Fast Discrete Fréchet Distance

Find C++/SIMD/CUDA implementations of the algorithms here.

This is Python package that provides a collection of different implementations for calculating the discrete Fréchet distance between two polygonal curves.

As a baseline, referred to as vanilla, we implement the proposed algorithm by Eiter and Manilla (1994). Starting from here, we subsequently fix several of its shortcomings. More precisely,

1. vanilla: The baseline implementation as proposed in Computing Discrete Fréchet Distance by T. Eiter and H. Mannila (1994)
2. no_recursion: A formulation w/o recursion.
3. vectorized: A vectorized implementation that calculates the distance matrix within a single NumPy call.
4. branchless: A variant w/o branches.
5. linear_memory: This formulation reduces the quadratic memory footprint to a linear one.
6. accumulate: Formulation using a scan operation.
7. reduce_accumulate: Formulation using scan and fold operations.
8. reduce_accumulate2: Alternative formulation using the scan with an associative operator that is slower in a single-threaded context but can take full advantage of parallel scan implementations.
9. compiled: Variant of reduce_accumulate using the Numba library for JIT compilation of the innermost loop.

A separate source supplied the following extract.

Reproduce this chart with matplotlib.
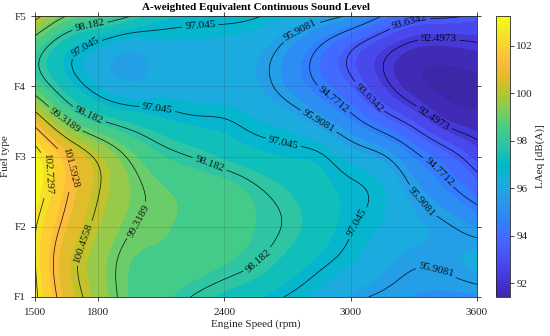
import numpy as np
import matplotlib
matplotlib.use("Agg")
import matplotlib.pyplot as plt
from matplotlib.colors import LinearSegmentedColormap, Normalize
from matplotlib.cm import ScalarMappable

plt.rcParams['font.family'] = ['Liberation Serif', 'DejaVu Serif']

# ---------------- data ----------------
speeds = [1500, 1650, 1800, 1950, 2100, 2250, 2400, 2550, 2700, 2850, 3000, 3150, 3300, 3450, 3600]
fuel_pos = [1.0, 1.5, 2.0, 2.5, 3.0, 3.5, 4.0, 4.5, 5.0]
laeq_F1   = [102.9, 101.1, 99.95, 99.0, 98.6, 98.15, 97.75, 97.4, 97.0, 96.6, 96.1, 95.8, 95.6, 95.5, 95.5]
laeq_F1_5 = [102.75, 100.9, 99.85, 99.05, 98.9, 98.75, 98.5, 98.2, 97.7, 97.2, 96.8, 96.35, 96.0, 96.05, 96.3]
laeq_F2   = [102.8, 101.3, 100.2, 99.4, 99.1, 98.9, 98.75, 98.45, 98.1, 97.6, 97.1, 96.7, 96.3, 96.0, 95.55]
laeq_F2_5 = [103.3, 101.7, 100.5, 99.6, 99.1, 98.9, 98.75, 98.3, 97.9, 97.5, 97.2, 96.8, 95.9, 95.1, 94.3]
laeq_F3   = [103.2, 101.5, 100.25, 99.2, 98.5, 98.15, 97.8, 97.5, 97.3, 97.15, 96.5, 96.0, 95.0, 94.1, 93.1]
laeq_F3_5 = [101.2, 99.3, 98.3, 97.8, 97.45, 97.2, 97.1, 96.8, 96.5, 95.9, 95.1, 94.2, 93.3, 92.3, 91.9]
laeq_F4   = [98.85, 97.6, 96.75, 96.3, 96.5, 96.5, 96.45, 96.25, 95.55, 94.75, 93.9, 92.8, 91.9, 91.5, 91.45]
laeq_F4_5 = [98.55, 97.35, 96.65, 96.2, 96.5, 96.55, 96.5, 96.3, 95.6, 94.65, 93.65, 92.75, 92.1, 92.0, 92.2]
laeq_F5   = [100.8, 99.3, 98.8, 98.2, 97.5, 97.3, 97.25, 97.1, 96.7, 96.3, 95.75, 94.75, 93.9, 93.75, 93.5]

fuel_ticks = [1, 2, 3, 4, 5]
fuel_labels = ['F1', 'F2', 'F3', 'F4', 'F5']
speed_ticks = [1500, 1800, 2400, 3000, 3600]
line_levels = [92.4973, 93.6342, 94.7712, 95.9081, 97.0450, 98.1820, 99.3189,
               100.4558, 101.5928, 102.7297]
cbar_ticks = [92, 94, 96, 98, 100, 102]
clim = (91.41, 103.26)

# label anchor points (speed, fuel position)
label_spots = [(1762, 4.84), (1729, 4.62), (2286, 4.83), (2762, 4.80), (3290, 4.82),
               (3419, 4.67), (1652, 3.56), (1762, 3.63), (2081, 3.66), (2914, 3.80),
               (3100, 3.88), (3414, 3.63), (2843, 3.48), (2681, 3.21), (3414, 2.77),
               (3357, 2.41), (1524, 2.74), (1643, 2.81), (2319, 2.81), (1729, 1.77),
               (2000, 2.07), (2557, 1.53), (3062, 2.0), (3405, 1.37)]

# ---------------- parula colormap ----------------
parula = [
 (0.2422, 0.1504, 0.6603), (0.2504, 0.1650, 0.7076), (0.2578, 0.1818, 0.7511), (0.2647, 0.1978, 0.7952),
 (0.2706, 0.2147, 0.8364), (0.2751, 0.2342, 0.8710), (0.2783, 0.2559, 0.8991), (0.2803, 0.2782, 0.9221),
 (0.2813, 0.3006, 0.9414), (0.2810, 0.3228, 0.9579), (0.2795, 0.3447, 0.9717), (0.2760, 0.3667, 0.9829),
 (0.2699, 0.3892, 0.9906), (0.2602, 0.4123, 0.9952), (0.2440, 0.4358, 0.9988), (0.2206, 0.4603, 0.9973),
 (0.1963, 0.4847, 0.9892), (0.1834, 0.5074, 0.9798), (0.1786, 0.5289, 0.9682), (0.1764, 0.5499, 0.9520),
 (0.1687, 0.5703, 0.9359), (0.1540, 0.5902, 0.9218), (0.1460, 0.6091, 0.9079), (0.1380, 0.6276, 0.8973),
 (0.1248, 0.6459, 0.8883), (0.1113, 0.6635, 0.8763), (0.0952, 0.6798, 0.8598), (0.0689, 0.6948, 0.8394),
 (0.0297, 0.7082, 0.8163), (0.0036, 0.7203, 0.7917), (0.0067, 0.7312, 0.7660), (0.0433, 0.7411, 0.7394),
 (0.0964, 0.7500, 0.7120), (0.1408, 0.7584, 0.6842), (0.1717, 0.7670, 0.6554), (0.1938, 0.7758, 0.6251),
 (0.2161, 0.7843, 0.5923), (0.2470, 0.7918, 0.5567), (0.2906, 0.7973, 0.5188), (0.3406, 0.8008, 0.4789),
 (0.3909, 0.8029, 0.4354), (0.4456, 0.8024, 0.3909), (0.5044, 0.7993, 0.3480), (0.5616, 0.7942, 0.3045),
 (0.6174, 0.7876, 0.2612), (0.6720, 0.7793, 0.2227), (0.7242, 0.7698, 0.1910), (0.7738, 0.7598, 0.1646),
 (0.8203, 0.7498, 0.1535), (0.8634, 0.7406, 0.1596), (0.9035, 0.7330, 0.1774), (0.9393, 0.7288, 0.2100),
 (0.9728, 0.7298, 0.2394), (0.9956, 0.7434, 0.2371), (0.9970, 0.7659, 0.2199), (0.9952, 0.7893, 0.2028),
 (0.9892, 0.8136, 0.1885), (0.9786, 0.8386, 0.1766), (0.9676, 0.8639, 0.1643), (0.9610, 0.8890, 0.1537),
 (0.9597, 0.9135, 0.1423), (0.9628, 0.9373, 0.1265), (0.9691, 0.9606, 0.1064), (0.9769, 0.9839, 0.0805)]
cmap = LinearSegmentedColormap.from_list('parula', parula, N=256)

# ---------------- smooth surface (natural cubic spline) ----------------
def spline_weights(n, t):
    A = np.zeros((n, n)); D = np.zeros((n, n))
    A[0, 0] = A[-1, -1] = 1.0
    for i in range(1, n - 1):
        A[i, i - 1] = 1; A[i, i] = 4; A[i, i + 1] = 1
        D[i, i - 1] = 6; D[i, i] = -12; D[i, i + 1] = 6
    Mm = np.linalg.solve(A, D)
    i = np.clip(np.floor(t).astype(int), 0, n - 2)
    u = t - i
    W = np.zeros((len(t), n))
    r = np.arange(len(t))
    W[r, i] += 1 - u
    W[r, i + 1] += u
    W += (((1 - u) ** 3 - (1 - u)) / 6)[:, None] * Mm[i] + ((u ** 3 - u) / 6)[:, None] * Mm[i + 1]
    return W

Z = np.array([laeq_F1, laeq_F1_5, laeq_F2, laeq_F2_5, laeq_F3,
              laeq_F3_5, laeq_F4, laeq_F4_5, laeq_F5])
nx, ny = len(speeds), len(fuel_pos)
tx = np.linspace(0, nx - 1, 400)
ty = np.linspace(0, ny - 1, 260)
Zf = spline_weights(ny, ty) @ Z @ spline_weights(nx, tx).T
Xf = np.interp(tx, np.arange(nx), speeds)
Yf = np.interp(ty, np.arange(ny), fuel_pos)

step = line_levels[1] - line_levels[0]
half = step / 2
fill_levels = line_levels[0] - 0.25 * step + half * np.arange(-3, 23)

norm = Normalize(*clim)
# each band takes the colour of its lower bound
band_colors = [cmap(norm(v)) for v in fill_levels[:-1]]

# ---------------- figure ----------------
fig = plt.figure(figsize=(5.5, 3.36), dpi=100)
ax = fig.add_axes([35 / 550, 1 - 297 / 336, 442 / 550, 281 / 336])
cax = fig.add_axes([496 / 550, 1 - 297 / 336, 14 / 550, 281 / 336])

ax.contourf(Xf, Yf, Zf, levels=fill_levels, colors=band_colors)
cl = ax.contour(Xf, Yf, Zf, levels=line_levels, colors='k', linewidths=0.55, alpha=0.85)

def fmt(v):
    return f"{v:.4f}".rstrip('0').rstrip('.')

ax.clabel(cl, manual=label_spots, fmt=fmt, fontsize=8, inline=True, inline_spacing=3)

ax.set_xlim(speeds[0], speeds[-1])
ax.set_ylim(1, 5)
ax.set_xticks(speed_ticks)
ax.set_yticks(fuel_ticks)
ax.set_yticklabels(fuel_labels)
ax.tick_params(axis='both', direction='out', length=3, width=0.6, labelsize=8, top=True, right=True,
               labeltop=False, labelright=False, colors='0.15', labelcolor='0.15')
ax.tick_params(axis='x', pad=5)
ax.grid(True, color='0.15', alpha=0.2, linewidth=0.5)
ax.set_axisbelow(False)
for s in ax.spines.values():
    s.set_linewidth(0.6)
    s.set_color('0.15')
ax.set_xlabel('Engine Speed (rpm)', fontsize=8, color='0.15', labelpad=2)
ax.set_ylabel('Fuel type', fontsize=8, color='0.15', labelpad=3)
ax.set_title('A-weighted Equivalent Continuous Sound Level', fontsize=8, fontweight='bold', pad=4)

sm = ScalarMappable(norm=norm, cmap=cmap)
cb = fig.colorbar(sm, cax=cax)
cb.set_ticks(cbar_ticks)
cb.outline.set_linewidth(0.6)
cb.outline.set_edgecolor('0.15')
cax.tick_params(direction='out', length=3, width=0.6, labelsize=8, pad=1.5,
                colors='0.15', labelcolor='0.15')
cb.set_label('LAeq [dB(A)]', fontsize=8, color='0.15', labelpad=2)

fig.savefig('out.png', dpi=100)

Implementations of all these variants can be found under fast_frechet/ or by simply clicking on the listed names above.

Installation

# production installation
$ pip install -r requirements.txt
$ pip install -e .

# development installation
$ pip install -e .[dev]
$ pre-commit install

Usage

The snippet below estimates the Fréchet distance between the polygonal curves p and q using the Euclidean distance as a metric to measure distances between points:

>>> import numpy as np
>>> from fast_frechet.linear_memory import frechet_distance

>>> p = np.array([[1, 2], [3, 4]])
>>> q = np.array([[2, 1], [3, 3], [5, 5]])

>>> frechet_distance(p, q, metric=lambda a, b: np.hypot(a[..., 0] - b[..., 0], a[..., 1] - b[..., 1]))
2.23606797749979

For invoking the benchmark script, run:

$ python fast_frechet
Length of trajectory = 1024

        no_recursion: 1915 ms
          vectorized:  495 ms
          branchless:  466 ms
       linear_memory:  294 ms
          accumulate:  258 ms
   reduce_accumulate:  249 ms
  reduce_accumulate2:  360 ms
            compiled:    9 ms

(Note that we don't even try to benchmark the vanilla version here, as it already crashes for polygonal curves with a few hundred points due to its recursive nature.)